The final presenter on this first day at CeDEM 2011 is Rebecca Schild, whose interest is in engaging policy communities online, in Canada. Canada is at an important crossroads in public consultation at this point; there has been substantial consultation in the past using older media technologies, but since the 1990s there was a neoliberal shift towards a more exclusive policy process that became dominated by private sector interests. Can this be redressed using e-participation?

Does the Internet increase participation in policy processes, then, and for whom? Can this draw on the emerging networked public sphere, or does it fall prey to fragmentation and polarisation? How may socio-cybernetic governance be made to work, and how can participatory inequality be addressed?

Rebecca’s study used interviews with stakeholders in the policy community, and content analysis of engagement contributions in a specific consultation forum. Major stakeholders included industry associations and businesses, but also individual participants. There were a number of layers in the policy community, then: unorganised publics, emerging smaller-scale organisations and stakeholder groups, and institutionalised top-tier groups.

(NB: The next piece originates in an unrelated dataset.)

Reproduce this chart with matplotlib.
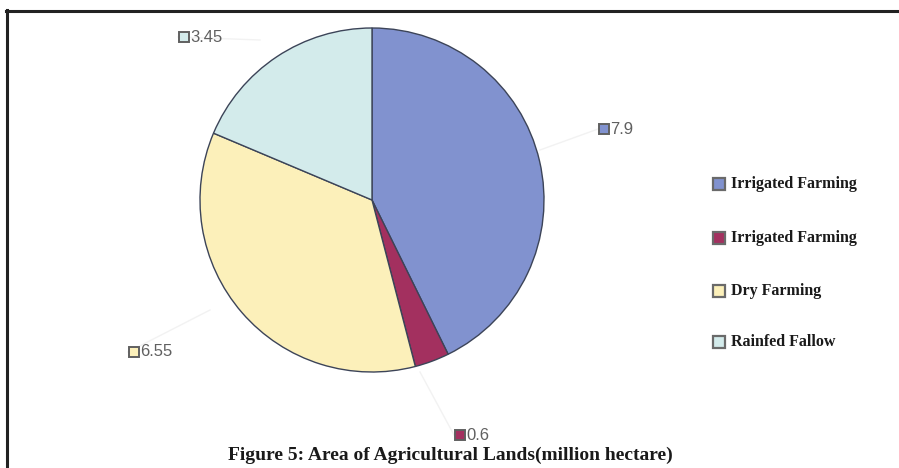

The latter group of stakeholders were also closely networked, though not necessarily publicly so, and did not engage in online discussions beyond stating their predetermined positions; emerging groups, by contrast, actually used the public participation process itself to organise and network amongst one another. Unorganised groups, finally, had no formal organisations structure, and were drawn in by the Web presence of policy consultation processes, but failed to generate much more than noise online.

For many especially in this latter group, online participation consisted mainly of ‘drop-in dialogue’: they made one contribution, but did not engage further – 72% of participants contributed only one message to the policy forum which Rebecca studied, while 2% of participants were responsible for almost a quarter of all messages; where dialogue did ensue, it took place mainly between likeminded individuals.

This is not necessarily a negative where such ad hoc formation of interest groups generates better visibility of their issues, but can be problematic where an organised discussion between major stakeholders crowds out other, alternative views. Additionally, those topics which had been voted to the top of the list tended to attract the most attention – which is good exposure for them, but also crowds out those ideas which are not at the top of the list, of course. (Some more sophisticated site design might be able to address this.)

The Net’s role in driving policy engagement remains unclear, then; it did offer an opportunity for more networking between stakeholder groups especially amongst smaller-scale groups, however. It will be interesting to see whether this networking can also lead to greater institutionalisation (and thus greater impact for these interest groups), in the longer term. Individual users continue not to have a significant voice in all of this, though.